With meticulous detail, the man has been documenting the history and origin of each biryani, talking to old cooks in remote villages (including Mir Husain Ali Musadi, the direct descendant of Hyderabad's Nizam), and collecting `ingredients' for the coffee-table book on biryanis that he is working on.

Why biryani, I ask, conjuring up pictures of glossy lobsters and marinated fish. "Vegetable biryanis too have a history and are not just concoctions created by modern chefs to appease the vegetarians!" reveals Vishy. "In the courts of Muslim emperors, it was decided that the vast number of vegetarian officials should also have a taste of the dish — and thus was born the vegetable biryani."

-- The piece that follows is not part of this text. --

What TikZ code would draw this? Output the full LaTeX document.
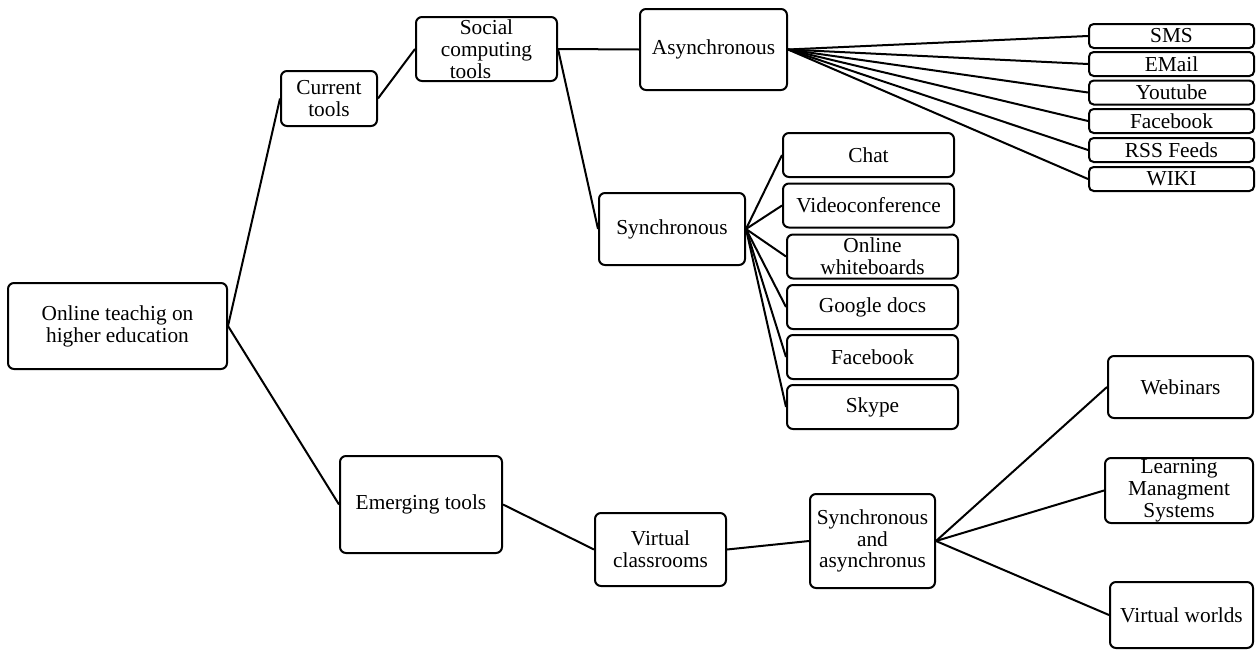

"You'll find big chunks of potatoes in the Calcutta biryani," says Vishy, talking about the humbling of the meaty dish. "Kashmiri biryanis have a hearty dose of asafoetida, and the Calicut biryanis have a distinct flavour for they are cooked over coconut shells fires. A Bangladeshi recipe uses puffed rice instead of rice. And there is one in Arcot that uses iddiappams. North Indians use basmati rice, while in the South the preferred rice is the short-grained Zeera samba. In fact, Biryani is the only pan-Indian gourmet delicacy found in menus anywhere in the country. Of course, what you'll find in the restaurants won't be the authentic ones!" warns the man who orders biryani wherever he is eating.

People often can't differentiate between biryani, fried rice, and pulao. "For the first, one needs to fry the rice first, in the second the cooked rice is fried with the other sautéed ingredients. In the pulao, everything is cooked together." How about our own bisibelebhath? "The test of a good biryani is that when a handful is flung on a surface, each rice grain should rest separately," failing the bisibelebath in its effort to enter the biryani class.

Interestingly, when the jaws of some nawabs couldn't muster enough strength to indulge in biryanis, they invented the kababs — a soft version of almost everything that goes into a kabab. So, customers will find kababs too in Vishy Shenoy's soon-to-be-opened Biryani outlet. He is also working on packed and storable ready-to-eat biryanis.